▶ What you will do
Write again exactly the lines in the listing below, starting at the line with "Output the component" and ending at the line with "38, left: 64", both included. Pictures are not copied.

[Source code of charts]

____________

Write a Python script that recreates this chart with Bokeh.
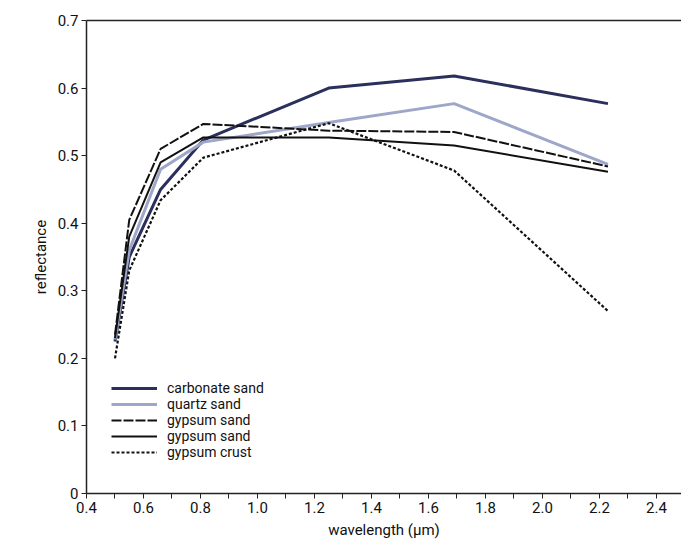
from bokeh.plotting import figure
from bokeh.models import LinearAxis, FixedTicker, Legend, LegendItem, Range1d
from bokeh.embed import file_html
from bokeh.resources import INLINE

# ---- data ----
wavelength = [0.50, 0.55, 0.66, 0.81, 1.25, 1.69, 2.23]
carbonate_sand = [0.225, 0.350, 0.450, 0.523, 0.600, 0.618, 0.577]
quartz_sand = [0.228, 0.360, 0.480, 0.520, 0.549, 0.577, 0.487]
gypsum_sand_1 = [0.235, 0.405, 0.510, 0.547, 0.537, 0.535, 0.484]
gypsum_sand_2 = [0.230, 0.380, 0.490, 0.527, 0.527, 0.515, 0.476]
gypsum_crust = [0.200, 0.330, 0.434, 0.497, 0.548, 0.478, 0.270]

x_ticks = [0.4, 0.6, 0.8, 1.0, 1.2, 1.4, 1.6, 1.8, 2.0, 2.2, 2.4]
x_tick_labels = ["0.4", "0.6", "0.8", "1.0", "1.2", "1.4", "1.6", "1.8", "2.0", "2.2", "2.4"]
x_minor = [0.5, 0.7, 0.9, 1.1, 1.3, 1.5, 1.7, 1.9, 2.1, 2.3]
y_ticks = [0.0, 0.1, 0.2, 0.3, 0.4, 0.5, 0.6, 0.7]
y_tick_labels = ["0", "0.1", "0.2", "0.3", "0.4", "0.5", "0.6", "0.7"]

FONT = "Roboto"

p = figure(frame_width=595, frame_height=473, output_backend="svg",
           toolbar_location=None, x_range=Range1d(0.4, 2.488), y_range=Range1d(0, 0.7),
           min_border_left=86, min_border_right=0, min_border_top=20, min_border_bottom=54)
p.outline_line_color = None
p.grid.grid_line_color = None
p.background_fill_color = "white"

r1 = p.line(wavelength, carbonate_sand, line_color="#2b2f5c", line_width=3)
r2 = p.line(wavelength, quartz_sand, line_color="#9ea6c9", line_width=3)
r3 = p.line(wavelength, gypsum_sand_1, line_color="#111111", line_width=2, line_dash="10 2")
r4 = p.line(wavelength, gypsum_sand_2, line_color="#111111", line_width=2)
r5 = p.line(wavelength, gypsum_crust, line_color="#111111", line_width=2.2, line_dash="3 2")

xa = p.xaxis[0]
xa.ticker = FixedTicker(ticks=x_ticks, minor_ticks=x_minor)
xa.major_label_overrides = {t: l for t, l in zip(x_ticks, x_tick_labels)}
xa.axis_label = "wavelength (µm)"
ya = p.yaxis[0]
ya.ticker = FixedTicker(ticks=y_ticks)
ya.major_label_overrides = {t: l for t, l in zip(y_ticks, y_tick_labels)}
ya.axis_label = "reflectance"

for ax in (xa, ya):
    ax.axis_line_color = "#222222"
    ax.axis_line_width = 1.5
    ax.major_tick_line_color = "#222222"
    ax.minor_tick_line_color = "#222222"
    ax.major_tick_in = 0
    ax.major_tick_out = 5
    ax.minor_tick_in = 0
    ax.minor_tick_out = 5
    ax.major_label_text_font = FONT
    ax.major_label_text_font_size = "15px"
    ax.major_label_text_color = "#111111"
    ax.axis_label_text_font = FONT
    ax.axis_label_text_font_size = "15px"
    ax.axis_label_text_font_style = "normal"
    ax.axis_label_text_color = "#111111"
    ax.major_label_standoff = 3
    ax.axis_label_standoff = 5

top = LinearAxis(ticker=FixedTicker(ticks=[]), axis_line_color="#222222", axis_line_width=1.5,
                 major_label_text_font_size="0px")
p.add_layout(top, "above")

legend = Legend(items=[
    LegendItem(label="carbonate sand", renderers=[r1]),
    LegendItem(label="quartz sand", renderers=[r2]),
    LegendItem(label="gypsum sand", renderers=[r3]),
    LegendItem(label="gypsum sand", renderers=[r4]),
    LegendItem(label="gypsum crust", renderers=[r5]),
], location=(25, 33))
legend.border_line_color = None
legend.background_fill_alpha = 0
legend.label_text_font = FONT
legend.label_text_font_size = "14px"
legend.label_text_color = "#111111"
legend.glyph_width = 46
legend.glyph_height = 16
legend.label_height = 16
legend.spacing = 0
legend.padding = 2
legend.margin = 0
legend.label_standoff = 10
p.add_layout(legend)

open("out.html", "w").write(file_html(p, INLINE))
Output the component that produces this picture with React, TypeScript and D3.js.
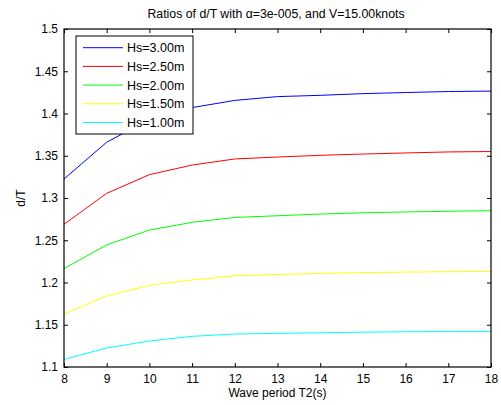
import { useEffect, useRef } from "react";
import * as d3 from "d3";

const WIDTH = 501;
const HEIGHT = 405;
const MARGIN = { top: 29, right: 10, bottom: 38, left: 64 };

const periods = [8, 9, 10, 11, 12, 13, 14, 15, 16, 17, 18];
const hs300 = [1.3225, 1.366, 1.393, 1.407, 1.4155, 1.42, 1.4215, 1.4235, 1.4248, 1.426, 1.4265];
const hs250 = [1.2689, 1.3055, 1.3276, 1.339, 1.3462, 1.3485, 1.3505, 1.352, 1.3533, 1.3545, 1.355];
const hs200 = [1.2165, 1.2444, 1.2621, 1.2712, 1.277, 1.279, 1.281, 1.2825, 1.2835, 1.2843, 1.285];
const hs150 = [1.1627, 1.184, 1.1967, 1.203, 1.208, 1.2095, 1.2107, 1.2117, 1.2123, 1.2128, 1.2131];
const hs100 = [1.109, 1.1225, 1.1308, 1.1363, 1.139, 1.1398, 1.1405, 1.1412, 1.1417, 1.142, 1.1421];

const seriesNames = ["Hs=3.00m", "Hs=2.50m", "Hs=2.00m", "Hs=1.50m", "Hs=1.00m"];
const seriesValues = [hs300, hs250, hs200, hs150, hs100];
const seriesColors = ["#0000ff", "#ff0000", "#00ff00", "#ffff00", "#00ffff"];

const yTicks = [1.1, 1.15, 1.2, 1.25, 1.3, 1.35, 1.4, 1.45, 1.5];
const yTickLabels = ["1.1", "1.15", "1.2", "1.25", "1.3", "1.35", "1.4", "1.45", "1.5"];

const FONT = "Liberation Sans, Arial, sans-serif";

export default function App() {
  const ref = useRef<SVGSVGElement>(null);

  useEffect(() => {
    const svg = d3.select(ref.current);
    svg.selectAll("*").remove();

    const boundsWidth = WIDTH - MARGIN.left - MARGIN.right;
    const boundsHeight = HEIGHT - MARGIN.top - MARGIN.bottom;

    const x = d3.scaleLinear().domain([8, 18]).range([0, boundsWidth]);
    const y = d3.scaleLinear().domain([1.1, 1.5]).range([boundsHeight, 0]);

    svg.append("rect").attr("width", WIDTH).attr("height", HEIGHT).attr("fill", "#fff");

    const g = svg.append("g").attr("transform", `translate(${MARGIN.left},${MARGIN.top})`);

    // lines
    const line = d3
      .line<number>()
      .x((_, i) => x(periods[i]))
      .y((d) => y(d));
    seriesValues.forEach((vals, i) => {
      g.append("path")
        .datum(vals)
        .attr("fill", "none")
        .attr("stroke", seriesColors[i])
        .attr("stroke-width", 1)
        .attr("d", line);
    });

    // axes (ticks pointing inward, on all four sides)
    const styleAxis = (sel: any) => {
      sel.select(".domain").remove();
      sel.selectAll("line").attr("stroke", "#000");
      sel.selectAll("text").attr("font-family", FONT).attr("font-size", 12).attr("fill", "#000");
    };

    g.append("g")
      .attr("transform", `translate(0,${boundsHeight})`)
      .call(d3.axisBottom(x).tickValues(periods).tickSize(-4).tickPadding(7).tickFormat(d3.format("d")))
      .call(styleAxis);
    g.append("g")
      .call(d3.axisTop(x).tickValues(periods).tickSize(-4).tickFormat(() => ""))
      .call(styleAxis);
    g.append("g")
      .call(
        d3
          .axisLeft(y)
          .tickValues(yTicks)
          .tickSize(-4)
          .tickPadding(6)
          .tickFormat((_, i) => yTickLabels[i])
      )
      .call(styleAxis);
    g.append("g")
      .attr("transform", `translate(${boundsWidth},0)`)
      .call(d3.axisRight(y).tickValues(yTicks).tickSize(-4).tickFormat(() => ""))
      .call(styleAxis);

    g.append("rect")
      .attr("width", boundsWidth)
      .attr("height", boundsHeight)
      .attr("fill", "none")
      .attr("stroke", "#000")
      .attr("stroke-width", 1.2);

    // legend
    const legend = g.append("g").attr("transform", "translate(12,7)");
    legend
      .append("rect")
      .attr("width", 117)
      .attr("height", 98)
      .attr("fill", "#fff")
      .attr("stroke", "#000")
      .attr("stroke-width", 1);
    seriesNames.forEach((name, i) => {
      const ly = 11.7 + i * 18.7;
      legend
        .append("line")
        .attr("x1", 7)
        .attr("x2", 47)
        .attr("y1", ly)
        .attr("y2", ly)
        .attr("stroke", seriesColors[i])
        .attr("stroke-width", 1);
      legend
        .append("text")
        .attr("x", 51)
        .attr("y", ly + 4.5)
        .attr("font-family", FONT)
        .attr("font-size", 12.5)
        .text(name);
    });

    // title and labels
    svg
      .append("text")
      .attr("x", 276)
      .attr("y", 18)
      .attr("text-anchor", "middle")
      .attr("font-family", FONT)
      .attr("font-size", 12.3)
      .text("Ratios of d/T with α=3e-005, and V=15.00knots");

    svg
      .append("text")
      .attr("x", MARGIN.left + boundsWidth / 2)
      .attr("y", 397)
      .attr("text-anchor", "middle")
      .attr("font-family", FONT)
      .attr("font-size", 12)
      .text("Wave period T2(s)");

    svg
      .append("text")
      .attr("transform", `translate(25,${MARGIN.top + boundsHeight / 2}) rotate(-90)`)
      .attr("text-anchor", "middle")
      .attr("font-family", FONT)
      .attr("font-size", 12)
      .text("d/T");
  }, []);

  return (
    <svg
      ref={ref}
      width={WIDTH}
      height={HEIGHT}
      style={{ position: "absolute", left: 0, top: 0 }}
    />
  );
}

____________

▶ Answer to this task
Output the component that produces this picture with React, TypeScript and D3.js.
import { useEffect, useRef } from "react";
import * as d3 from "d3";

const WIDTH = 501;
const HEIGHT = 405;
const MARGIN = { top: 29, right: 10, bottom: 38, left: 64 };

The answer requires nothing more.